§ PROBLEM REQUIREMENTS:
Pull every line of the entries that has the word "chart".

Code that draws figures:
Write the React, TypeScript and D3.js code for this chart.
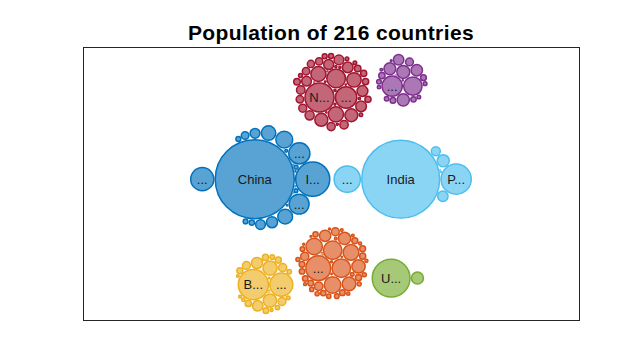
import React, { useMemo } from "react";
import * as d3 from "d3";

// Region groups (World Bank regions) and their colours
const regionNames = [
  "East Asia & Pacific",
  "Europe & Central Asia",
  "Latin America & Caribbean",
  "Middle East & North Africa",
  "North America",
  "South Asia",
  "Sub-Saharan Africa",
];
const regionColors = ["#0072BD", "#D95319", "#EDB120", "#7E2F8E", "#77AC30", "#4DBEEE", "#A2142F"];

// Population in millions
const eapNames = ["China", "Indonesia", "Japan", "Philippines", "Vietnam", "Thailand", "Myanmar", "Korea, Rep.", "Malaysia", "Korea, Dem. People's Rep.", "Australia", "Cambodia", "Papua New Guinea", "Hong Kong SAR, China", "Lao PDR", "Singapore", "New Zealand", "Mongolia", "Timor-Leste", "Fiji", "Solomon Islands", "Macao SAR, China", "Brunei Darussalam", "Vanuatu", "French Polynesia", "New Caledonia", "Samoa", "Guam", "Kiribati", "Micronesia, Fed. Sts.", "Tonga", "Marshall Islands", "Northern Mariana Islands", "American Samoa", "Palau", "Nauru", "Tuvalu"];
const eapPop = [1392.73, 267.66, 126.53, 106.65, 95.54, 69.43, 53.71, 51.64, 31.53, 25.55, 24.99, 16.25, 8.61, 7.45, 7.06, 5.64, 4.89, 3.17, 1.27, 0.88, 0.65, 0.63, 0.43, 0.29, 0.28, 0.28, 0.2, 0.17, 0.12, 0.11, 0.1, 0.058, 0.057, 0.055, 0.018, 0.013, 0.012];

const ecaNames = ["Russian Federation", "Germany", "Turkey", "France", "United Kingdom", "Italy", "Spain", "Ukraine", "Poland", "Uzbekistan", "Romania", "Kazakhstan", "Netherlands", "Belgium", "Greece", "Czech Republic", "Portugal", "Sweden", "Azerbaijan", "Hungary", "Belarus", "Tajikistan", "Austria", "Switzerland", "Serbia", "Bulgaria", "Kyrgyz Republic", "Turkmenistan", "Denmark", "Finland", "Slovak Republic", "Norway", "Ireland", "Croatia", "Georgia", "Moldova", "Bosnia and Herzegovina", "Armenia", "Albania", "Lithuania", "North Macedonia", "Slovenia", "Latvia", "Kosovo", "Estonia", "Cyprus", "Montenegro", "Luxembourg", "Iceland", "Channel Islands", "Isle of Man", "Andorra", "Greenland", "Faroe Islands", "Monaco", "Liechtenstein", "San Marino", "Gibraltar"];
const ecaPop = [144.48, 82.93, 82.32, 66.99, 66.46, 60.43, 46.72, 44.62, 37.97, 32.96, 19.47, 18.28, 17.23, 11.42, 10.73, 10.63, 10.28, 10.18, 9.94, 9.77, 9.49, 9.1, 8.85, 8.52, 6.98, 7.02, 6.32, 5.85, 5.8, 5.52, 5.45, 5.31, 4.85, 4.09, 3.73, 3.55, 3.32, 2.95, 2.87, 2.8, 2.08, 2.07, 1.93, 1.85, 1.32, 1.19, 0.62, 0.61, 0.35, 0.17, 0.084, 0.077, 0.056, 0.049, 0.039, 0.038, 0.034, 0.034];

const lacNames = ["Brazil", "Mexico", "Colombia", "Argentina", "Peru", "Venezuela, RB", "Chile", "Guatemala", "Ecuador", "Bolivia", "Cuba", "Haiti", "Dominican Republic", "Honduras", "Paraguay", "Nicaragua", "El Salvador", "Costa Rica", "Panama", "Uruguay", "Puerto Rico", "Jamaica", "Trinidad and Tobago", "Guyana", "Suriname", "Bahamas, The", "Belize", "Barbados", "St. Lucia", "Curacao", "St. Vincent and the Grenadines", "Grenada", "Virgin Islands (U.S.)", "Aruba", "Antigua and Barbuda", "Dominica", "Cayman Islands", "St. Kitts and Nevis", "Sint Maarten (Dutch part)", "Turks and Caicos Islands", "St. Martin (French part)", "British Virgin Islands"];
const lacPop = [209.47, 126.19, 49.65, 44.49, 31.99, 28.87, 18.73, 17.25, 17.08, 11.35, 11.34, 11.12, 10.63, 9.59, 6.96, 6.47, 6.42, 5.0, 4.18, 3.45, 3.2, 2.93, 1.39, 0.78, 0.58, 0.39, 0.38, 0.29, 0.18, 0.16, 0.11, 0.11, 0.107, 0.106, 0.096, 0.072, 0.064, 0.052, 0.041, 0.038, 0.038, 0.03];

const menaNames = ["Egypt, Arab Rep.", "Iran, Islamic Rep.", "Algeria", "Iraq", "Morocco", "Saudi Arabia", "Yemen, Rep.", "Syrian Arab Republic", "Tunisia", "Jordan", "United Arab Emirates", "Israel", "Lebanon", "Libya", "Oman", "West Bank and Gaza", "Kuwait", "Qatar", "Bahrain", "Djibouti", "Malta"];
const menaPop = [98.42, 81.8, 42.23, 38.43, 36.03, 33.7, 28.5, 16.91, 11.57, 9.96, 9.63, 8.88, 6.85, 6.68, 4.83, 4.57, 4.14, 2.78, 1.57, 0.96, 0.48];

const naNames = ["United States", "Canada", "Bermuda"];
const naPop = [327.17, 37.06, 0.064];

const saNames = ["India", "Pakistan", "Bangladesh", "Afghanistan", "Nepal", "Sri Lanka", "Bhutan", "Maldives"];
const saPop = [1352.62, 212.23, 161.36, 37.17, 28.09, 21.67, 0.75, 0.52];

const ssaNames = ["Nigeria", "Ethiopia", "Congo, Dem. Rep.", "South Africa", "Tanzania", "Kenya", "Uganda", "Sudan", "Angola", "Ghana", "Mozambique", "Madagascar", "Cameroon", "Cote d'Ivoire", "Niger", "Burkina Faso", "Mali", "Malawi", "Zambia", "Senegal", "Chad", "Somalia", "Zimbabwe", "Guinea", "Rwanda", "Benin", "Burundi", "South Sudan", "Togo", "Sierra Leone", "Congo, Rep.", "Liberia", "Central African Republic", "Mauritania", "Namibia", "Gambia, The", "Botswana", "Gabon", "Lesotho", "Guinea-Bissau", "Equatorial Guinea", "Mauritius", "Eswatini", "Comoros", "Cabo Verde", "Sao Tome and Principe", "Seychelles"];
const ssaPop = [195.87, 109.22, 84.07, 57.78, 56.32, 51.39, 42.72, 41.8, 30.81, 29.77, 29.5, 26.26, 25.22, 25.07, 22.44, 19.75, 19.08, 18.14, 17.35, 15.85, 15.48, 15.01, 14.44, 12.41, 12.3, 11.49, 11.18, 10.98, 7.89, 7.65, 5.24, 4.82, 4.67, 4.4, 2.45, 2.28, 2.25, 2.12, 2.11, 1.87, 1.31, 1.27, 1.14, 0.83, 0.54, 0.21, 0.097];

const groupNames = [eapNames, ecaNames, lacNames, menaNames, naNames, saNames, ssaNames];
const groupPops = [eapPop, ecaPop, lacPop, menaPop, naPop, saPop, ssaPop];

// How the region clouds sit against each other: each cloud touches the listed neighbours
const cloudArrangement: { group: number; touch?: number[]; side?: number }[] = [
  { group: 0 },
  { group: 5, touch: [0] },
  { group: 6, touch: [0, 5], side: -1 },
  { group: 1, touch: [0, 5], side: 1 },
  { group: 2, touch: [0, 1] },
  { group: 3, touch: [6, 5] },
  { group: 4, touch: [1, 5] },
];

const WIDTH = 640;
const HEIGHT = 360;
const AX = { x0: 83, x1: 579, y0: 47, y1: 320 };
const FONT = "'Liberation Sans', Arial, Helvetica, sans-serif";

type Circle = { x: number; y: number; r: number };
type Bubble = Circle & { name: string; pop: number; group: number; r0: number };

// Both centres at which a circle of radius r touches circles A and B
function tangentSpots(A: Circle, B: Circle, r: number): Circle[] {
  const dx = B.x - A.x;
  const dy = B.y - A.y;
  const d = Math.hypot(dx, dy);
  const a = A.r + r;
  const b = B.r + r;
  if (d === 0 || d > a + b || d < Math.abs(a - b)) return [];
  const along = (a * a - b * b + d * d) / (2 * d);
  const h = Math.sqrt(Math.max(0, a * a - along * along));
  const ux = dx / d;
  const uy = dy / d;
  const mx = A.x + along * ux;
  const my = A.y + along * uy;
  return [
    { x: mx - h * uy, y: my + h * ux, r },
    { x: mx + h * uy, y: my - h * ux, r },
  ];
}

// Greedy packing: biggest bubble in the middle, the next one on its right (and, when the
// biggest one dominates, the third on its left), then each bubble goes to the free
// touching spot nearest the cloud's centre of mass.
function packCloud(circles: Circle[]) {
  const n = circles.length;
  if (n === 0) return;
  circles[0].x = 0;
  circles[0].y = 0;
  let start = 1;
  if (n > 1) {
    circles[1].x = circles[0].r + circles[1].r;
    circles[1].y = 0;
    start = 2;
  }
  if (n > 2 && circles[1].r < 0.5 * circles[0].r) {
    circles[2].x = -(circles[0].r + circles[2].r);
    circles[2].y = 0;
    start = 3;
  }
  for (let i = start; i < n; i++) {
    const c = circles[i];
    let sw = 0, sx = 0, sy = 0;
    for (let j = 0; j < i; j++) {
      const w = circles[j].r * circles[j].r;
      sw += w;
      sx += w * circles[j].x;
      sy += w * circles[j].y;
    }
    const gx = sx / sw;
    const gy = sy / sw;
    let best: Circle | null = null;
    let bestScore = Infinity;
    for (let j = 0; j < i; j++) {
      for (let k = 0; k < j; k++) {
        for (const p of tangentSpots(circles[j], circles[k], c.r)) {
          let free = true;
          for (let m = 0; m < i; m++) {
            const o = circles[m];
            if (Math.hypot(p.x - o.x, p.y - o.y) < o.r + c.r - 1e-7) {
              free = false;
              break;
            }
          }
          if (!free) continue;
          const s = Math.hypot(p.x - gx, p.y - gy);
          if (s < bestScore - 1e-6 || (Math.abs(s - bestScore) <= 1e-6 && best && p.y < best.y)) {
            best = p;
            bestScore = s;
          }
        }
      }
    }
    if (best) {
      c.x = best.x;
      c.y = best.y;
    }
  }
}

// Fit a country name into a bubble; long names are cut and end in "..."
function bubbleLabel(name: string, r: number): string | null {
  if (r < 10.1) return null;
  const n = Math.floor((2 * r - 18) / 11);
  if (name.length <= n) return name;
  return name.slice(0, Math.max(0, n)) + "...";
}

export default function App() {
  const bubbles = useMemo(() => {
    const maxPop = d3.max(groupPops.flat()) as number;
    const rScale = d3.scaleSqrt().domain([0, maxPop]).range([0, 40]);
    const bubblePad = 0.4;
    const cloudPad = 3;

    const clouds = groupNames.map((names, gi) => {
      const nodes: Bubble[] = names
        .map((name, i) => {
          const r0 = rScale(groupPops[gi][i]);
          return { name, pop: groupPops[gi][i], group: gi, r0, r: r0 + bubblePad / 2, x: 0, y: 0 };
        })
        .sort((a, b) => b.pop - a.pop);
      packCloud(nodes);
      const enc = d3.packEnclose(nodes) as Circle;
      nodes.forEach((n) => {
        n.x -= enc.x;
        n.y -= enc.y;
      });
      return { nodes, x: 0, y: 0, r: enc.r + cloudPad / 2 };
    });

    // Place the region clouds next to each other
    const placed: number[] = [];
    cloudArrangement.forEach((spec) => {
      const cl = clouds[spec.group];
      if (!spec.touch) {
        cl.x = 0;
        cl.y = 0;
      } else if (spec.touch.length === 1) {
        const A = clouds[spec.touch[0]];
        cl.x = A.x + A.r + cl.r;
        cl.y = A.y;
      } else {
        const A = clouds[spec.touch[0]];
        const B = clouds[spec.touch[1]];
        const others = placed.map((g) => clouds[g]);
        let spots = tangentSpots(A, B, cl.r).filter((p) =>
          others.every((o) => Math.hypot(p.x - o.x, p.y - o.y) >= o.r + cl.r - 1e-6)
        );
        if (spec.side) spots = spots.filter((p) => Math.sign(p.y) === spec.side);
        const p = spots[0] || tangentSpots(A, B, cl.r)[0];
        cl.x = p.x;
        cl.y = p.y;
      }
      placed.push(spec.group);
    });

    const all: Bubble[] = [];
    clouds.forEach((cl) => {
      cl.nodes.forEach((n) => all.push({ ...n, x: cl.x + n.x, y: cl.y + n.y, r: n.r0 }));
    });

    const x0 = d3.min(all, (d) => d.x - d.r) as number;
    const x1 = d3.max(all, (d) => d.x + d.r) as number;
    const y0 = d3.min(all, (d) => d.y - d.r) as number;
    const y1 = d3.max(all, (d) => d.y + d.r) as number;
    const pad = 6;
    const s = Math.min((AX.x1 - AX.x0 - 2 * pad) / (x1 - x0), (AX.y1 - AX.y0 - 2 * pad) / (y1 - y0));
    const cx = (AX.x0 + AX.x1) / 2;
    const cy = (AX.y0 + AX.y1) / 2;
    const mx = (x0 + x1) / 2;
    const my = (y0 + y1) / 2;
    const xs = d3.scaleLinear().domain([mx, mx + 1]).range([cx, cx + s]);
    const ys = d3.scaleLinear().domain([my, my + 1]).range([cy, cy + s]);
    return all.map((d) => ({ ...d, x: xs(d.x), y: ys(d.y), r: d.r * s }));
  }, []);

  const total = groupPops.reduce((acc, p) => acc + p.length, 0);

  return (
    <svg width={WIDTH} height={HEIGHT} style={{ position: "absolute", left: 0, top: 0, background: "#fff" }}>
      <rect x={0} y={0} width={WIDTH} height={HEIGHT} fill="#fff" />
      <text
        x={(AX.x0 + AX.x1) / 2}
        y={39.5}
        textAnchor="middle"
        fontFamily={FONT}
        fontWeight="bold"
        fontSize={21}
        letterSpacing={0.4}
        fill="#000"
      >
        {`Population of ${total} countries`}
      </text>
      <rect x={AX.x0 + 0.5} y={AX.y0 + 0.5} width={AX.x1 - AX.x0} height={AX.y1 - AX.y0} fill="none" stroke="#262626" strokeWidth={1} />
      <g>
        {bubbles.map((b, i) => (
          <circle
            key={i}
            cx={b.x}
            cy={b.y}
            r={Math.max(0, b.r - 0.5)}
            fill={regionColors[b.group]}
            fillOpacity={0.65}
            stroke={regionColors[b.group]}
            strokeWidth={1.5}
          >
            <title>{`${b.name} (${regionNames[b.group]})`}</title>
          </circle>
        ))}
      </g>
      <g fontFamily={FONT} fontSize={13} fill="#1a1a1a" textAnchor="middle">
        {bubbles.map((b, i) => {
          const label = bubbleLabel(b.name, b.r0);
          return label ? (
            <text key={i} x={b.x} y={b.y} dy="0.35em">
              {label}
            </text>
          ) : null;
        })}
      </g>
    </svg>
  );
}
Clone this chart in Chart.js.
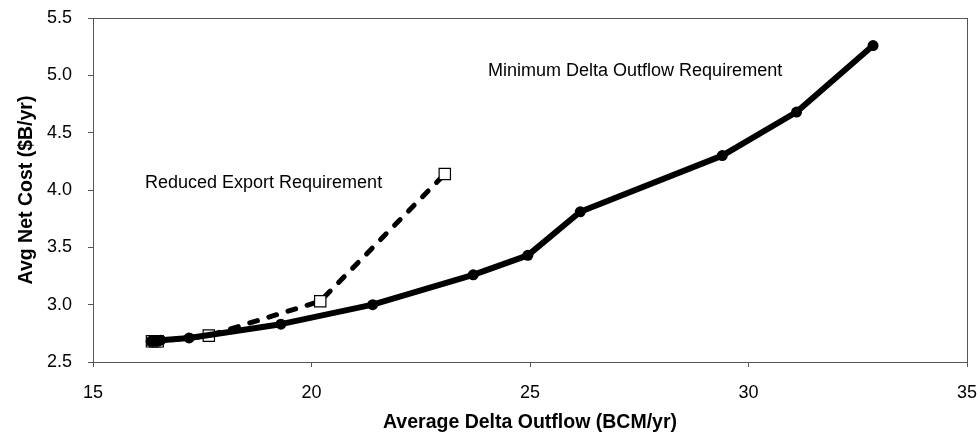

§ RESULT OF THE TASK:
Write the React, TypeScript and D3.js code for this chart.
Clone this chart in Chart.js.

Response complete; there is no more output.